I was very young during most of the Bush years but the era was during my formative years. The old sub had some conversations about how the Bush years were even more fucked than the last 4 years. I looked back and realized how homogenous entertainment and culture was.
For example, there was a very macho edge to a lot of the TV programming back then (Spike TV, WWE was still really popular, a ton of over the top action movies). It seems like everything on TV was focused on objectifying "babes", explosions, dangerous events, and being traditionally masculine. Michael Moore got booed at the Oscars for criticizing Bush, Bill Maher's first show was cancelled for calling the US military cowards, and the Dixie Chicks got destroyed. You either rode the way of Patriotism or was outcasted. MAGA tried to revive this macho nationalism but it rang hollow and never took hold.

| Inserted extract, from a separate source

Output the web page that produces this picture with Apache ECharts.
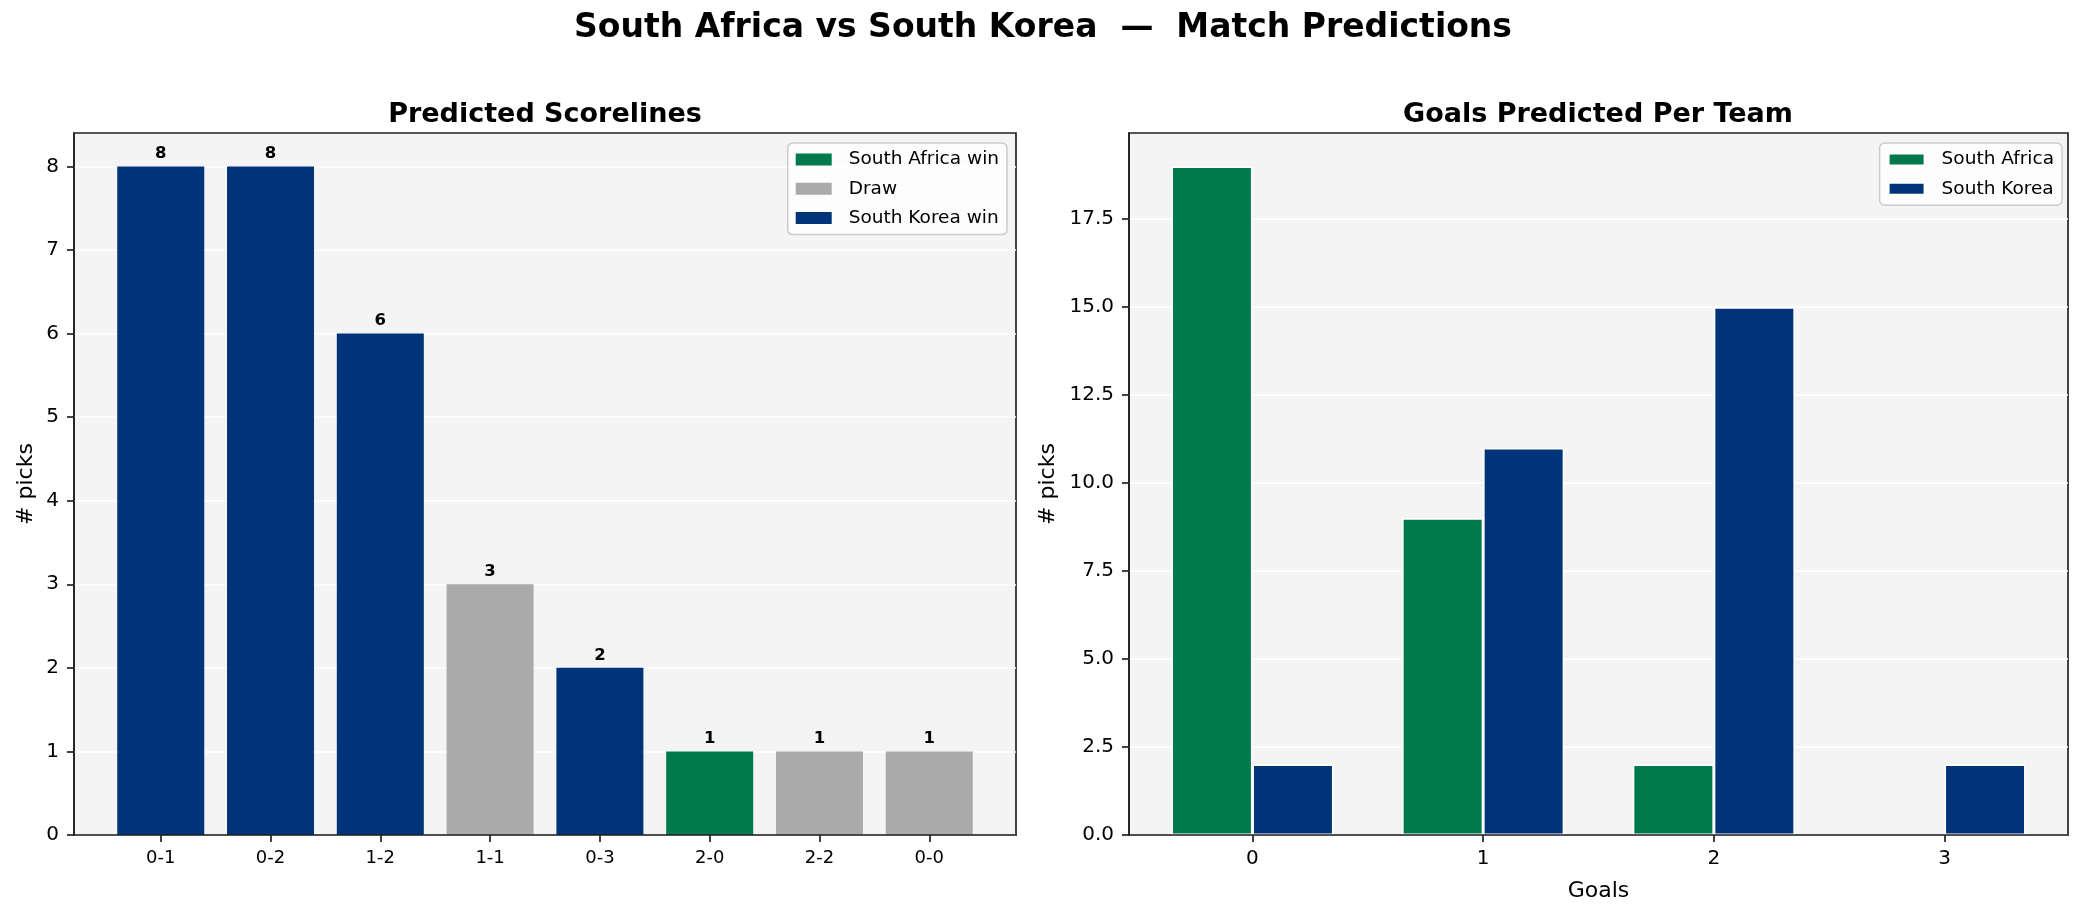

It was also the time Christian evangelicals (Jesus Camp) became a potent political force for the GOP.
In the background of action movies and manly TV shows, there was the Iraq War and War in Afghanistan. I feel like toughness and masculinity injected into the public by way of the entertainment industry was a way to inflate nationalism.
Do any older chapos have any specific memories of this time or recommendations of this era to watch?
For Jesus Camp-type satire, I remember liking Saved! when I saw it in the theater, and that came out in 2004.
I also watched the miniseries Generation Kill recently, and it was kind of a shock how much it took me right back to 2003. Not that I was ever in the military, but I was the right age for it, and it was crazy to me that I knew exactly what was going on in my life during the invasion of Iraq.
Oh man, forgot Saved! existed. When I think of 'satire' from that time, it's probably some godawful "(whatever) Movie" thing, because that's what peak comedy looked like if you were 12 at the time.